The exhibition is informed by variety of art mediums such as video and audio installations, sculptures, strung beats, paintings, and lots of found objects. When you enter into the gallery, on your left-hand side there is an installed exhibition of gloves, some empty and others filled with objects like plastic bottles, blood-like liquid, old clothes with a significant historical bearing and stencil photographic drawings made of distinctive mark makings, lines and texts.

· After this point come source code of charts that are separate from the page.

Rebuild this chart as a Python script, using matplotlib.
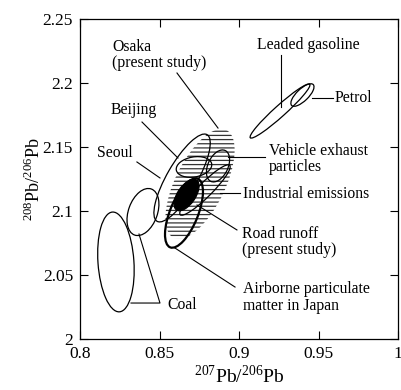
import numpy as np
import matplotlib
matplotlib.use('Agg')
import matplotlib.pyplot as plt
from matplotlib.patches import Ellipse
from matplotlib.transforms import Affine2D

plt.rcParams['font.family'] = ['Liberation Serif', 'DejaVu Serif']
plt.rcParams['mathtext.fontset'] = 'custom'
plt.rcParams['mathtext.rm'] = 'Liberation Serif'
plt.rcParams['hatch.linewidth'] = 0.9

# source regions: centre (x, y), long axis, short axis (both in x units), tilt in degrees
outline_names = ['Coal', 'Coal', 'Seoul', 'Beijing', 'Vehicle exhaust particles',
                 'Industrial emissions', 'Leaded gasoline', 'Petrol']
outline_x = [0.8226, 0.8396, 0.8642, 0.8717, 0.8868, 0.8786, 0.9258, 0.9399]
outline_y = [2.0602, 2.0992, 2.1258, 2.1344, 2.1352, 2.1164, 2.1781, 2.1906]
outline_len = [0.0629, 0.0308, 0.0629, 0.0226, 0.0214, 0.0440, 0.0503, 0.0189]
outline_wid = [0.0226, 0.0182, 0.0189, 0.0126, 0.0126, 0.0088, 0.0070, 0.0075]
outline_ang = [94, 70, 60, 10, 65, 45, 42, 44]

# airborne particulate matter in Japan
japan = (0.8654, 2.0984, 0.0465, 0.0176, 68)
# Osaka, present study (hatched)
osaka = (0.8755, 2.1211, 0.0755, 0.0314, 64)
# road runoff, present study (filled)
road = (0.8670, 2.1125, 0.0226, 0.0113, 56)

xticks = [0.8, 0.85, 0.9, 0.95, 1.0]
xticklabels = ['0.8', '0.85', '0.9', '0.95', '1']
yticks = [2.0, 2.05, 2.1, 2.15, 2.2, 2.25]
yticklabels = ['2', '2.05', '2.1', '2.15', '2.2', '2.25']

# labels: text, anchor, leader line points
labels = [
    ('Osaka\n(present study)', (0.8201, 2.2219), [(0.8610, 0.8868), (2.2078, 2.1648)]),
    ('Beijing', (0.8195, 2.1789), [(0.8390, 0.8616), (2.1695, 2.1414)]),
    ('Seoul', (0.8107, 2.1453), [(0.8358, 0.8503), (2.1383, 2.1258)]),
    ('Leaded gasoline', (0.9113, 2.2297), [(0.9264, 0.9264), (2.2219, 2.1813)]),
    ('Petrol', (0.9604, 2.1883), [(0.9459, 0.9591), (2.1883, 2.1883)]),
    ('Vehicle exhaust\nparticles', (0.9189, 2.1406), [(0.8931, 0.9164), (2.1422, 2.1422)]),
    ('Industrial emissions', (0.9025, 2.1133), [(0.8881, 0.9006), (2.1141, 2.1141)]),
    ('Road runoff\n(present study)', (0.9019, 2.0758), [(0.8736, 0.8987), (2.1047, 2.0852)]),
    ('Airborne particulate\nmatter in Japan', (0.9025, 2.0324), [(0.8597, 0.8975), (2.0711, 2.0406)]),
    ('Coal', (0.8547, 2.0266), [(0.8321, 0.8503, 0.8371), (2.0281, 2.0281, 2.0820)]),
]

fig = plt.figure(figsize=(4.01, 3.90), dpi=100)
ax = fig.add_axes([80 / 401, 51 / 390, 318 / 401, 320 / 390])
ax.set_xlim(0.8, 1.0)
ax.set_ylim(2.0, 2.25)

# y units per x unit so ellipses keep their drawn shape
pos = ax.get_position()
w_px = pos.width * fig.get_figwidth() * fig.dpi
h_px = pos.height * fig.get_figheight() * fig.dpi
k = (0.25 / h_px) / (0.2 / w_px)


def region(cx, cy, length, width, ang, **kw):
    tr = Affine2D().scale(1, k).translate(cx, cy) + ax.transData
    e = Ellipse((0, 0), length, width, angle=ang, transform=tr, **kw)
    ax.add_patch(e)
    return e


region(*osaka, fill=False, hatch='----', edgecolor='#333333', linewidth=0)

for i in range(len(outline_names)):
    region(outline_x[i], outline_y[i], outline_len[i], outline_wid[i], outline_ang[i],
           fill=False, edgecolor='black', linewidth=0.9)

region(*japan, fill=False, edgecolor='black', linewidth=1.6)
region(*road, facecolor='black', edgecolor='black', linewidth=0.9)

for txt, (tx, ty), (lx, ly) in labels:
    ax.plot(lx, ly, color='black', linewidth=0.8)
    ax.text(tx, ty, txt, fontsize=11.3, ha='left', va='center', linespacing=1.05)

ax.set_xticks(xticks)
ax.set_xticklabels(xticklabels)
ax.set_yticks(yticks)
ax.set_yticklabels(yticklabels)
ax.tick_params(direction='in', length=6, width=0.8, top=True, right=True,
               labelsize=12.5, pad=5)
for s in ax.spines.values():
    s.set_linewidth(0.9)

ax.set_xlabel(r'$^{207}$Pb/$^{206}$Pb', fontsize=14, labelpad=2)
ax.set_ylabel(r'$^{208}$Pb/$^{206}$Pb', fontsize=13, labelpad=-1)

plt.savefig('out.png', dpi=100)
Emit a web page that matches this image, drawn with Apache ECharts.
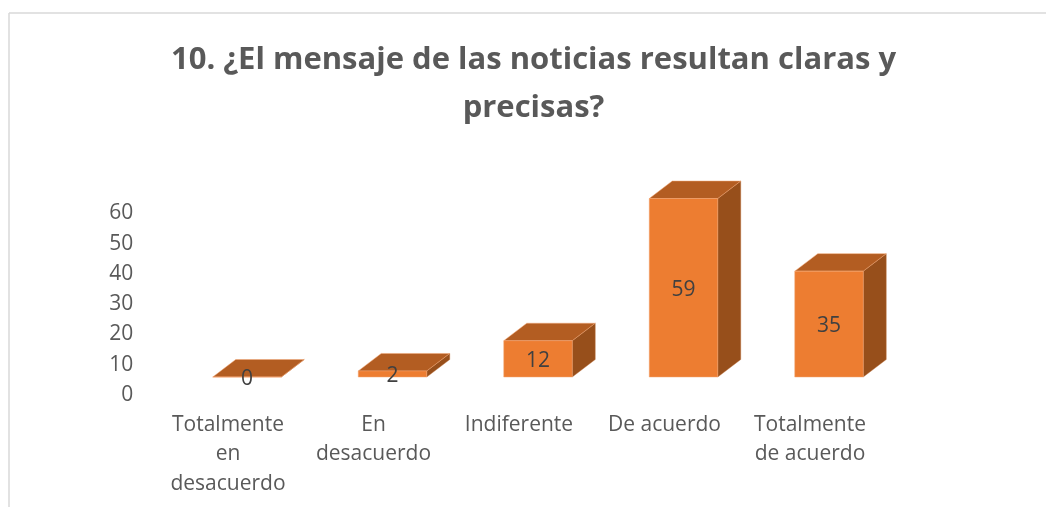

‘Super Boring’ is the subject theme accompanied by other themes from Barker’s early works. It is a wholesome irony suggested to the viewer by the artist. Under the subject theme, Barker seems more adamant in bringing back the morale of his fellow South Africans, lost of heritage, identity and the richness of beauty in landscapes. He breaks the web of indignity which confronted our country from the time when apartheid was entrenched.

He projects visual questions to the viewer with very slightly suggested portraits of people whom have inspired him directly or indirectly onto a canvas. While the viewer is challenged by the unassuming painted portraits, he comes back to the viewer with an electronic text-like bulbs inserted in the painting with an intention to throw out clues.

The pay of tribute has distinguished Barker from other contemporary artists in that the approach he used has embraced different important historical and public figures such as Walter Sisulu, Steve Biko, Enoch Sontonga, Gerald Sekoto, Jackson Hlongwani, Miriam Makeba and JM Coetzee.

Beside such honorary tributes, speeches and works of such icons form part of the honour in this exhibition. It is a visual art feast which takes a viewer into a South African ride for historical and cultural discovery.

The show upstairs is taking the viewer into the reminiscence of how blanket of apartheid has shaped the democratic society which became a paradigm of a rainbow nation. It reflects ashes and sweats of blood which people of our country had to endure in those dark ages of apartheid.

The evidence is from the audio installation of the greatest living global figure Nelson Mandela’s speech during the Rivonia Trials. His powerful speech reminds the listener that the democratic society of South Africa did not happen overnight. Freedom and apartheid collide with each other as the visual retrospective of Wayne Barker unfolds.